Jun 17, 2006

On Tiger Lillies and Time

Photo by historymike

(Toledo, OH) Walking in my garden today I was greeted by the season's first tiger lily, whose orange burst opened in the moonlight as I slept.

These lillies are among my favorite flowers, as they require little maintenance and bring many years of pleasure. You just plant the bulbs, give them a little water, and watch them multiply.

I think of tiger lillies as a July phenomenon, though. Perhaps it is just my middle-aged brain deceiving me, but I associate them with the Fourth of July.

It is only in the last two centuries or so that humans have become dependent upon mechanical devices to keep track of time. Prior to the Industrial Revolution, when mass production of consumer goods became possible, watches and clocks were a sign of wealth, rather than a necessity.

Concurrently, the mechanization that accompanied the Industrial Revolution forced humans to become slaves to time. The time on our watches needs to be synchronized with that of the timekeeping devices of our employers, or we face disciplinary action.

I have worked for employers in which tardiness in excess of five minutes meant an immediate writeup. Such an obsession with punctuality seems almost dehumanizing, but far be it from me to tell that to an employer.

We are not far removed from the days when the blooming of a particular flower such as a tiger lily held great significance to the humans who lived in its vicinity. They might mark this event by planting a particular crop, or using it to gauge some other seasonal milestone.

I have become more attuned to the natural flow of time in the last few years as I have begun to devote myself to what I like to call "experiments in urban agriculture" (although I am still ostensibly a slave to mechanized time).

The annual arrival of raspberries happens near my son's early August birthday, while our lamb's ear plants bloom near the beginning of the school year. The appearance of our roses usually occurs on or around Memorial Day weekend, and is my signal that summer has officially begun.

As I look at my watch, I see that it is 11:47 am. I have to run a lot of errands and knock off quite a few items on my to-do list, but for the moment 11:47 is just a couple of meaningless numbers.


Anonymous said...

Whoa! Nice new look.

Marc F. said...

Hello, I really like your sentences about time, and the kind of "emptiness" one can feel with these numbers 11:47, nothing to do with time and duration. I am following the same kind of thought in another way : looking for new ways of displaying time. You are welcome at www.relatime.com and I would appreciate your comments, if any.

Maggie Thurber said...

Mike - nice background...

Nice photo. My lilies are about 10 days from blooming, but my roses are fantastic.

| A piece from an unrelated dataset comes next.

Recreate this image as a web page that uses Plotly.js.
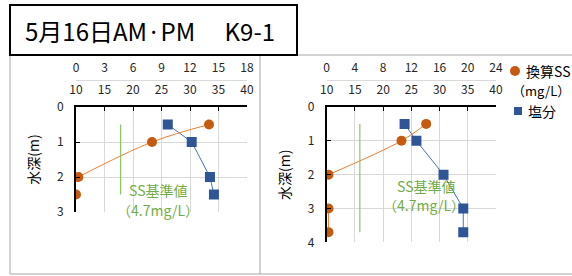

Will be getting a new digital camera for my birthday next week - talk about time going by...I feel too young to be my age.

Do said...

Great new look, Mike! And love the lily!

I just planted a BUNCH of them. They are getting adjusted to their new home and I hope start blooming soon. :)

Maggie - you're still a kid! ;) No matter how old you are, I'll still be older! Unless I decide to sit out the next several birthdays and see if you catch up.

Berserker said...

Tiger Lilies have always been one of my favs, as well.

I have to replant them in a place with more sun. I put a couple in a shady area and they don't seem to like it.

Once they get going they'll take over.

The Guess Who, "No Time."

Love Burton Cumming's voice, eh?

historymike said...


Thanks for the kudos.

I also feel too young to be my age. Since my daughters are physically (if not emotionally) old enough to be mothers, the idea that I could be a grandfather in a few years is weird.

historymike said...


If they do not bloom thsi year, you can bet they will go nuts next year.

We started with about ten bulbs, and we now get probably 300 blooms.

I have been transplanting them in different places in the yard. Eventually we will wind up with a sea of orange for 2-3 weeks.

historymike said...


Yes, Burton Cummings is one of rock's truly great voices.

He has incredible range, and one of the best vocal vibratos in pop music (Roy Orbison, may he rest in peace, was King of the Vibrato).

Ptelea said...


Thanks for stopping by my blog - I have seen brown pelicans before but haven't had time to observe. Sounds like something one MUST do!

One of my favorite flowers of all time is a native version of your tiger lily - called the wood lily. It is rare which makes it all the more special when you come upon one, ususally in a boggy area or in an aspen grove.

It does make life richer when you plant these special flowers and incorporate them with the times of your life.

historymike said...

Sure, Ptelea. For those unfamiliar with her blog, Pajama Library, Ptelea posts some awesome photography, especially her sunset and sky pics.

Hooda Thunkit said...

The lillies are awesome Mike.

My flowers (thanks to careless neighbors), are much yellower and closer to the ground.

I tried keeping them in check with frequent mowing, but now I'm spreding them.